Warsaw calls for faster NATO action
Polish Defence Minister Władysław Kosiniak-Kamysz has called on NATO to speed up work on strengthening drone-defence capabilities along the Alliance’s eastern flank, following a night-time intrusion of Russian unmanned aircraft into Romanian airspace. His remarks were reported in coverage examining the security implications of drone incursions into NATO territory, as reflected in this summary of NATO’s response to recent airspace violations.
The incident occurred during Russia’s mass drone-and-missile attack on Ukraine on 25 November, when two drones crossed into Romania and six more were detected over Moldova, one of which crashed into a residential building. German Eurofighter Typhoons from Mihail Kogălniceanu Air Base and F-16s from the 86th Air Base were dispatched to monitor the situation. Authorities in Romania’s Tulcea and Galați counties issued Ro-Alert warnings as pilots intermittently lost radar contact with the drones as they returned toward Ukrainian airspace.
NATO’s “Eastern Sentinel” mission faces pressure
NATO launched Operation Eastern Sentinel in early September after Russian drones crossed into Polish territory, prompting the Alliance to boost surveillance and air-defence coordination. According to NATO officials, the mission involves substantial military resources, with a focus on countering unmanned aerial threats that increasingly test the Alliance’s readiness.

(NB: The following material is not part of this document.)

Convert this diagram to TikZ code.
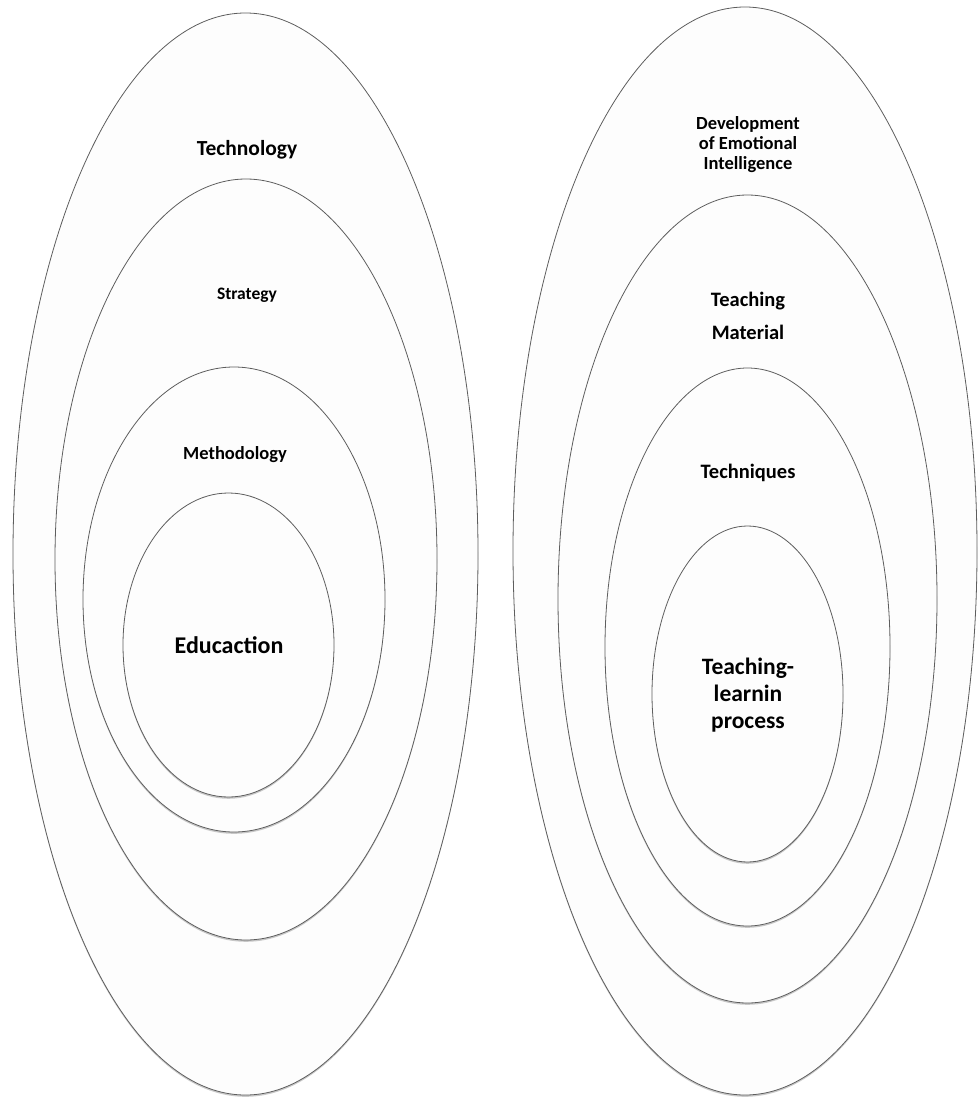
\documentclass[tikz,border=0pt]{standalone}
\usepackage{fontspec}
\setmainfont{Carlito}
\usetikzlibrary{shapes.geometric,shadows}
\definecolor{rim}{HTML}{5E5E5E}
\definecolor{paper}{HTML}{FDFDFD}

\begin{document}
\begin{tikzpicture}[x=1pt,y=-1pt,
    ring/.style={ellipse,draw=rim,line width=0.8pt,fill=paper,inner sep=0pt,
      drop shadow={shadow xshift=0pt,shadow yshift=-1.8pt,opacity=0.3,fill=black!70}},
    lab/.style={font=\bfseries,align=center,inner sep=0pt}]
  \useasboundingbox (0,0) rectangle (979,1097);
  % left rings, outside in
  \foreach \n/\x/\y/\w/\h in {techL/245.5/554/465/1082, stratL/246/559.5/382/761,
      methL/234/599.5/302/465, eduL/228.5/645/211/304}
    \node[ring,minimum width=\w pt,minimum height=\h pt] (\n) at (\x,\y) {};
  % right rings, outside in
  \foreach \n/\x/\y/\w/\h in {emoR/745/551/464/1088, matR/747.5/599/379/808,
      techqR/747.5/647/285/558, procR/747.5/694/191/336}
    \node[ring,minimum width=\w pt,minimum height=\h pt] (\n) at (\x,\y) {};

  \node[lab,font=\bfseries\fontsize{21.5}{24}\selectfont] (technology) at (247,150) {Technology};
  \node[lab,font=\bfseries\fontsize{17.5}{20}\selectfont] (strategy) at (247,295) {Strategy};
  \node[lab,font=\bfseries\fontsize{18.5}{22}\selectfont] (methodology) at (235,455) {Methodology};
  \node[lab,font=\bfseries\fontsize{24}{28}\selectfont] (educaction) at (229,645) {Educaction};

  \node[lab,font=\bfseries\fontsize{18.5}{20}\selectfont] (emotional) at (748,145)
    {Development\\of Emotional\\Intelligence};
  \node[lab,font=\bfseries\fontsize{20.5}{33}\selectfont] (material) at (748,316)
    {Teaching\\Material};
  \node[lab,font=\bfseries\fontsize{20.5}{24}\selectfont] (techniques) at (748,473) {Techniques};
  \node[lab,font=\bfseries\fontsize{23.5}{27}\selectfont] (process) at (748,695)
    {Teaching-\\learnin\\process};
\end{tikzpicture}
\end{document}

Poland argues that the threat has become systemic and requires faster, integrated action. The pattern of drone intrusions into Poland, Romania, Moldova and other countries demonstrates what defence analysts describe as Russia’s deliberate testing of NATO’s response times and airspace procedures. Each incident forces allied states to expend resources on scrambling aircraft and tracking drones, creating operational strain and increasing the risk of miscalculation.
Drone incursions expose a widening “grey zone”

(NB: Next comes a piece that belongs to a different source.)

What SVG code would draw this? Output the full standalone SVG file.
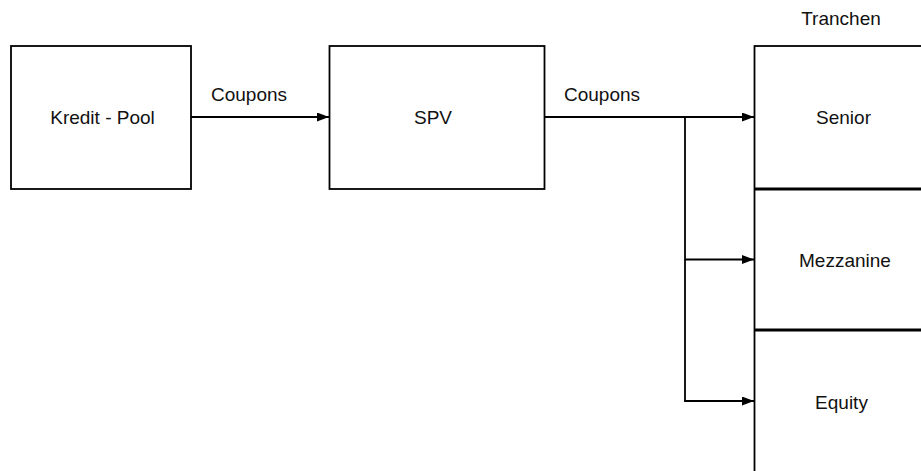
<svg xmlns="http://www.w3.org/2000/svg" width="921" height="471" viewBox="0 0 921 471">
  <style>
    .box { fill: #ffffff; stroke: #000000; stroke-width: 1.8; }
    .divider { stroke: #000000; stroke-width: 3; }
    .label { font-family: "Liberation Sans", Arial, sans-serif; font-size: 19px; fill: #111111; text-anchor: middle; }
    .flow { fill: none; stroke: #000000; stroke-width: 1.8; }
  </style>
  <defs>
    <marker id="arrow" viewBox="0 0 12 9" refX="12" refY="4.5" markerWidth="12" markerHeight="9" markerUnits="userSpaceOnUse" orient="auto">
      <path d="M0,0 L12,4.5 L0,9 Z" fill="#000000"/>
    </marker>
  </defs>
  <rect width="921" height="471" fill="#ffffff"/>

  <g id="kredit-pool">
    <rect class="box" x="11" y="46" width="180" height="143"/>
    <text class="label" x="102.5" y="124">Kredit - Pool</text>
  </g>

  <g id="spv">
    <rect class="box" x="329.5" y="46" width="215" height="143"/>
    <text class="label" x="433" y="124">SPV</text>
  </g>

  <g id="tranchen">
    <text class="label" x="841" y="25">Tranchen</text>
    <rect class="box" x="754.5" y="46" width="180" height="430"/>
    <line class="divider" x1="754.5" y1="189" x2="934" y2="189"/>
    <line class="divider" x1="754.5" y1="330" x2="934" y2="330"/>
  </g>
  <g id="senior">
    <text class="label" x="843.5" y="124">Senior</text>
  </g>
  <g id="mezzanine">
    <text class="label" x="845" y="267">Mezzanine</text>
  </g>
  <g id="equity">
    <text class="label" x="841.5" y="409">Equity</text>
  </g>

  <g id="connectors">
    <line class="flow" x1="191" y1="117" x2="329" y2="117" marker-end="url(#arrow)"/>
    <text class="label" x="249" y="101">Coupons</text>
    <line class="flow" x1="544.5" y1="117" x2="754" y2="117" marker-end="url(#arrow)"/>
    <text class="label" x="602" y="101">Coupons</text>
    <polyline class="flow" points="685,117 685,401"/>
    <line class="flow" x1="685" y1="259.5" x2="754" y2="259.5" marker-end="url(#arrow)"/>
    <line class="flow" x1="684.1" y1="401" x2="754" y2="401" marker-end="url(#arrow)"/>
  </g>
</svg>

Security experts warn that Russia is using drones to cultivate a strategic “grey zone” between war and peace. The combination of military and psychological pressure is designed to keep neighbouring countries in a state of elevated alert, eroding public confidence and imposing financial and logistical burdens on NATO members.
Civilian harm — such as the Moldovan residential strike — underscores how hybrid threats extend beyond military installations. Repeated alarms, airspace violations and interceptions generate a destabilising effect inside NATO and partner countries, fuelling perceptions of insecurity.

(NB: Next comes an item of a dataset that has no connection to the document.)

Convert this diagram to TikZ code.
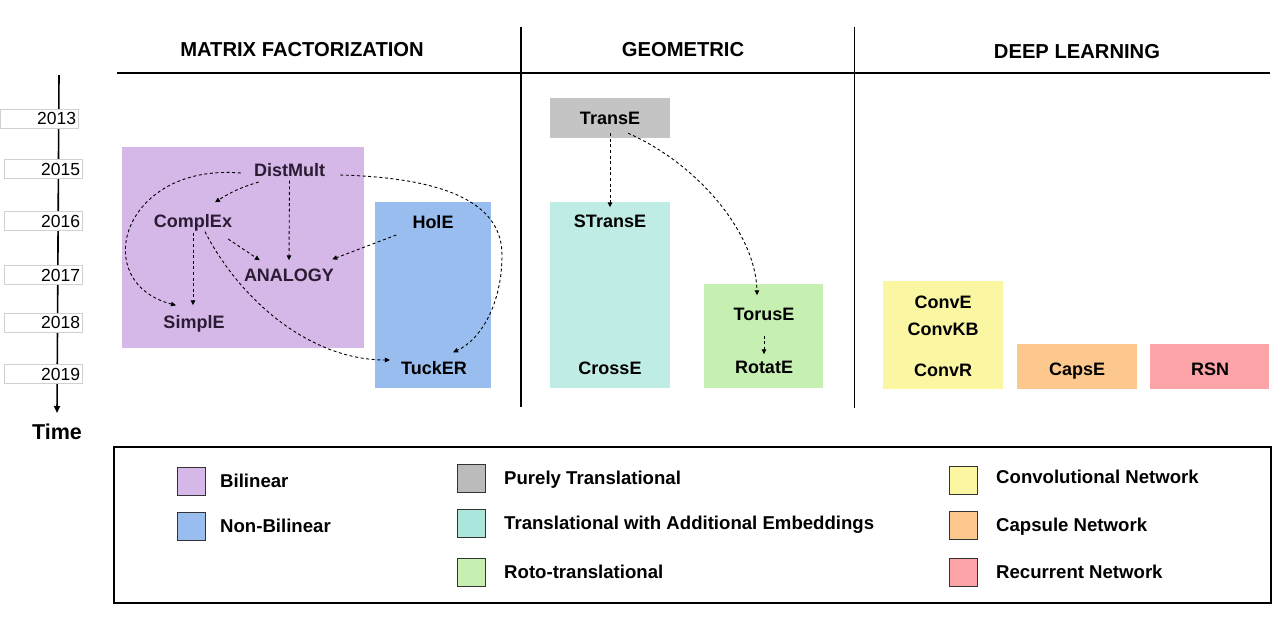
\documentclass[tikz,border=0pt]{standalone}
\usepackage{fontspec}
\setmainfont{Liberation Sans}
\usetikzlibrary{calc,arrows.meta}
\definecolor{cBil}{HTML}{D5B7E8}
\definecolor{cNon}{HTML}{98BDEE}
\definecolor{cGray}{HTML}{C4C4C4}
\definecolor{cGrayL}{HTML}{BBBBBB}
\definecolor{cTeal}{HTML}{BFECE4}
\definecolor{cTealL}{HTML}{AAE6DC}
\definecolor{cGreen}{HTML}{C6EFB2}
\definecolor{cYel}{HTML}{FBF6A2}
\definecolor{cOra}{HTML}{FCC88E}
\definecolor{cPink}{HTML}{FDA4A8}
\definecolor{cPurTxt}{HTML}{2B1C33}
\definecolor{cYearBd}{HTML}{D0D0D0}
\begin{document}
\begin{tikzpicture}[x=1pt,y=-1pt,
  lbl/.style={font=\fontsize{18}{20}\selectfont\bfseries, inner sep=1pt, text height=13pt, text depth=0pt},
  plbl/.style={lbl, text=cPurTxt},
  hdr/.style={font=\fontsize{20.2}{22}\selectfont\bfseries, inner sep=0pt},
  area/.style={inner sep=0pt, draw=none},
  yearbox/.style={draw=cYearBd, line width=0.6pt, fill=white, font=\fontsize{17.5}{19}\selectfont, text width=74pt, align=right, inner sep=2pt, minimum height=19pt, text height=12.5pt, text depth=0pt},
  darr/.style={-{Triangle[length=5pt,width=4.5pt]}, dash pattern=on 3pt off 2.6pt, line width=0.9pt},
  swatch/.style={draw=black!80, line width=0.9pt, minimum width=28pt, minimum height=28pt, inner sep=0pt},
  legtxt/.style={font=\fontsize{18.6}{20}\selectfont\bfseries, anchor=west, inner sep=0pt, text height=13pt, text depth=0pt}
]
\useasboundingbox (0,0) rectangle (1287,622);

% ---------- timeline ----------
\coordinate (tl0) at (59,75);
\coordinate (tl1) at (57,413);
\draw[line width=1.6pt, -{Triangle[length=7pt,width=6pt]}] (tl0) -- (tl1);
\node[yearbox, text width=74pt] (y13) at (39,118.5) {2013};
\node[yearbox] (y15) at (43,169) {2015};
\node[yearbox] (y16) at (43,221) {2016};
\node[yearbox] (y17) at (43,275) {2017};
\node[yearbox] (y18) at (43,322.5) {2018};
\node[yearbox] (y19) at (43,374) {2019};
\node[font=\fontsize{21.5}{24}\selectfont\bfseries, inner sep=0pt] (time) at (57,432) {Time};

% ---------- headers ----------
\node[hdr] (hMF) at (302,50) {MATRIX FACTORIZATION};
\node[hdr] (hGE) at (683,50) {GEOMETRIC};
\node[hdr] (hDL) at (1077,52) {DEEP LEARNING};
\coordinate (hl0) at (117,73);
\coordinate (hl1) at (1270,73);
\draw[line width=1.8pt] (hl0) -- (hl1);
\coordinate (v1a) at (521,27); \coordinate (v1b) at (521,407);
\coordinate (v2a) at (854.5,27); \coordinate (v2b) at (854.5,408);
\draw[line width=1.8pt] (v1a) -- (v1b);
\draw[line width=1.8pt] (v2a) -- (v2b);

% ---------- coloured areas ----------
\node[area, fill=cBil, minimum width=242pt, minimum height=201pt] (aBil) at (243,247.5) {};
\node[area, fill=cNon, minimum width=116pt, minimum height=186pt] (aNon) at (433,295) {};
\node[area, fill=cTeal, minimum width=120pt, minimum height=186pt] (aTeal) at (610,295) {};
\node[area, fill=cGreen, minimum width=119pt, minimum height=104pt] (aGreen) at (763.5,336) {};
\node[area, fill=cYel, minimum width=120pt, minimum height=108pt] (aYel) at (943,335) {};
\node[area, fill=cOra, minimum width=120pt, minimum height=45pt] (aOra) at (1077,366.5) {};
\node[area, fill=cPink, minimum width=119pt, minimum height=45pt] (aPink) at (1209.5,366.5) {};
\node[lbl, fill=cGray, minimum width=120pt, minimum height=40pt] (te) at (610,118) {TransE};

% ---------- model labels ----------
\node[plbl] (dm) at (289.5,170) {DistMult};
\node[plbl] (cx) at (193,221) {ComplEx};
\node[plbl] (an) at (289,275) {ANALOGY};
\node[plbl] (si) at (194,322) {SimplE};
\node[lbl] (ho) at (433,222) {HolE};
\node[lbl] (tk) at (434,368) {TuckER};
\node[lbl] (st) at (610,221) {STransE};
\node[lbl] (ce) at (610,368) {CrossE};
\node[lbl] (to) at (764,314) {TorusE};
\node[lbl] (ro) at (764,367) {RotatE};
\node[lbl] (cve) at (943,302) {ConvE};
\node[lbl] (ckb) at (943,329) {ConvKB};
\node[lbl] (cvr) at (943,370) {ConvR};
\node[lbl] (cap) at (1077,369) {CapsE};
\node[lbl] (rsn) at (1210,369) {RSN};

% ---------- connectors ----------
\draw[darr] ($(dm.west)+(-12,3)$) .. controls (122,163) and (88,282) .. ($(si.north)+(-18,-9)$);
\draw[darr] ($(dm.west)+(6,12)$) to[bend right=8] ($(cx.north)+(22,-11)$);
\draw[darr] ($(dm.south)+(0,3)$) -- ($(an.north)+(0,-7)$);
\draw[darr] ($(cx.east)+(-5,18)$) -- ($(an.north west)+(17,-7)$);
\draw[darr] ($(cx.south)+(0,4)$) -- ($(si.north)+(-1,-9)$);
\draw[darr] ($(cx.south)+(12,3)$) .. controls (240,300) and (310,360) .. ($(tk.west)+(-10,-8)$);
\draw[darr] ($(ho.west)+(-15,13)$) -- ($(an.north east)+(-3,-8)$);
\draw[darr] ($(dm.east)+(14,5)$) .. controls (450,178) and (502,205) .. (502,255) .. controls (502,305) and (480,340) .. ($(tk.north)+(19,-8)$);
\draw[darr] ($(te.south)+(0,-5)$) -- ($(st.north)+(0,-6)$);
\draw[darr] ($(te.south)+(18,-5)$) .. controls (700,165) and (756,235) .. ($(to.north)+(-7,-11)$);
\draw[darr] ($(to.south)+(0,14)$) -- ($(ro.north)+(0,-5)$);

% ---------- legend ----------
\coordinate (lg0) at (114,447);
\coordinate (lg1) at (1271,603);
\draw[line width=1.4pt] (lg0) rectangle (lg1);
\node[swatch, fill=cBil] (sBil) at (191,481) {};
\node[legtxt] (tBil) at (220,481) {Bilinear};
\node[swatch, fill=cNon] (sNon) at (191,526) {};
\node[legtxt] (tNon) at (220,526) {Non-Bilinear};
\node[swatch, fill=cGrayL] (sGray) at (471.5,478) {};
\node[legtxt] (tGray) at (504,478) {Purely Translational};
\node[swatch, fill=cTealL] (sTeal) at (471.5,523) {};
\node[legtxt] (tTeal) at (504,523) {Translational with Additional Embeddings};
\node[swatch, fill=cGreen] (sGreen) at (471.5,572.5) {};
\node[legtxt] (tGreen) at (504,572) {Roto-translational};
\node[swatch, fill=cYel] (sYel) at (963,480.5) {};
\node[legtxt] (tYel) at (996,477) {Convolutional Network};
\node[swatch, fill=cOra] (sOra) at (963,525) {};
\node[legtxt] (tOra) at (996,525) {Capsule Network};
\node[swatch, fill=cPink] (sPink) at (963,572) {};
\node[legtxt] (tPink) at (996,572) {Recurrent Network};
\end{tikzpicture}
\end{document}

Calls grow for an integrated “drone wall”
Several allies support the idea of building an integrated “drone wall” along NATO’s eastern frontier — a network of radar systems, interceptors, electronic-warfare assets and shared early-warning infrastructure. Such a system would shift NATO from reactive interception to proactive denial, strengthening deterrence against low-cost, high-frequency unmanned threats.
Defence planners say current air-defence frameworks, designed primarily for fast jets and ballistic missiles, are insufficient for swarms of small, inexpensive UAVs. NATO’s next doctrinal phase is expected to incorporate hybrid-threat defence, cyber capabilities and innovative counter-UAS technologies.
Asymmetry of costs becomes a strategic challenge
Repeated drone intrusions highlight the cost imbalance facing NATO: scrambling fighter jets is significantly more expensive than launching small unmanned systems. Analysts warn that unless NATO adapts, Russia may succeed in imposing a long-term resource-drain strategy, forcing allies to divert spending toward constant air-defence readiness at the expense of other strategic priorities.